I think you just asked for the line before each <br/>.

This following code will do it for the sample you've provided, by striping out the <b> and <a> tags and printing the .tail of each element whose following-sibling is a <br/>.

from lxml import etree

doc = etree.HTML("""
<li class="taf"><h3><a href="26eOfferCode%3DGSONESTP-----------" id="pa1">
    Citibank <b>Credit Card</b> - Save over 5% on fuel | Citibank.co.in</a>
   </h3>Get the IndianOil Citibank <b>Card</b>. Apply Now! 
   <br />
   <a href="e%253DGOOGLE ------">Get 10X Rewards On Shopping</a> -
   <a href="S%2526eOfferCode%253DGSCCSLEX ------">Save Over 5% On Fuel</a>
   <br />
   <cite>www.citibank.co.in/<b>CreditCards</b></cite>
</li>""")

etree.strip_tags(doc,'a','b')

for element in doc.xpath('//*[following-sibling::*[name()="br"]]'):
  print repr(element.tail.strip())

Yields:

'Get the IndianOil Citibank Card. Apply Now!'
'Get 10X Rewards On Shopping -\n   Save Over 5% On Fuel'


回答2:

As with all parsing of HTML you need to make some assumptions about the format of the HTML. If we can assume that the previous line is everything before the <br> tag up to a block level tag, or another <br> then we can do the following...

from BeautifulSoup import BeautifulSoup

doc = """
   <li class="taf"><h3><a href="26eOfferCode%3DGSONESTP-----------" id="pa1">
    Citibank <b>Credit Card</b> - Save over 5% on fuel | Citibank.co.in</a>
    </h3>Get the IndianOil Citibank <b>Card</b>. Apply Now!
    <br />
    <a href="e%253DGOOGLE ------">Get 10X Rewards On Shopping</a> -
    <a href="S%2526eOfferCode%253DGSCCSLEX ------">Save Over 5% On Fuel</a>
    <br />
    <cite>www.citibank.co.in/<b>CreditCards</b></cite>
</li>
"""

soup = BeautifulSoup(doc)

Now we have parsed the HTML, next we define the list of tags we don't want to treat as part of the line. There are other block tags really, but this does for this HTML.
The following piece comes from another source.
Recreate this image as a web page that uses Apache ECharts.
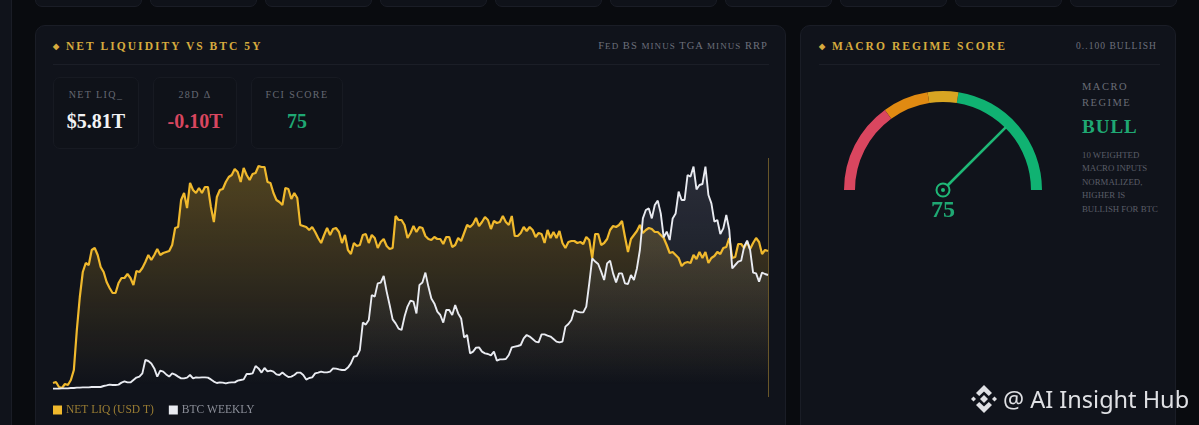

block_tags = ["div", "p", "h1", "h2", "h3", "h4", "h5", "h6", "br"]

We cycle through each <br> tag stepping back through its siblings until we either have no more, or we hit a block level tag. Each time we loop we get add the node to the front of our line. NavigableStrings don't have name attributes, but we want to include them hence the two part test in the while loop.
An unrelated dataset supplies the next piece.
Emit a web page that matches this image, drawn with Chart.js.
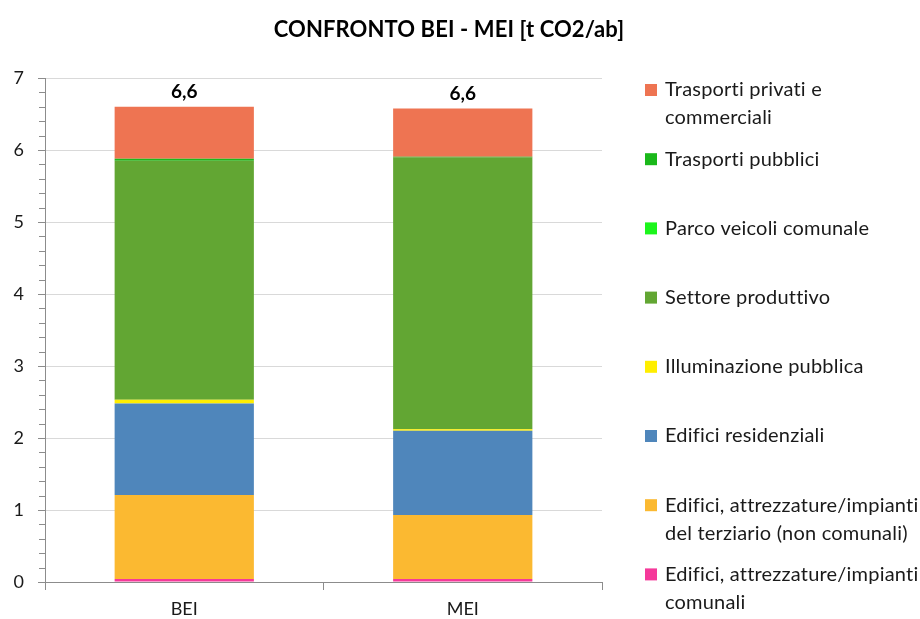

for node in soup.findAll("br"):
    line = ""
    sibling = node.previousSibling
    while sibling is not None and (not hasattr(sibling, "name") or sibling.name not in block_tags):
        line = unicode(sibling) + line
        sibling = sibling.previousSibling
    print line


回答3:

Solution without relaying on <br> tags:

import lxml.html

html = "..."
tree = lxml.html.fromstring(html)
line1 = ''.join(tree.xpath('//li[@class="taf"]/text() | b/text()')[:3]).strip()
line2 = ' - '.join(tree.xpath('//li[@class="taf"]//a[not(@id)]/text()'))


回答4:

I dont know whether you want to use lxml or beautiful soup. But for lxml using xpath here is an example

import lxml
from lxml import etree
import urllib2

response = urllib2.urlopen('your url here')
html = response.read()
imdb = etree.HTML(html)
titles = imdb.xpath('/html/body/li/a/text()')//xpath for "line 2" data.[use firebug]

The xpath I used is for your given html snippet. It may change in the original context.

You can also give cssselect in lxml a try.

import lxml.html
import urllib
data = urllib.urlopen('your url').read() 
doc = lxml.html.fromstring(data)
elements = doc.cssselect('your csspath here') // CSSpath[using firebug extension]
for element in elements:
      print element.text_content()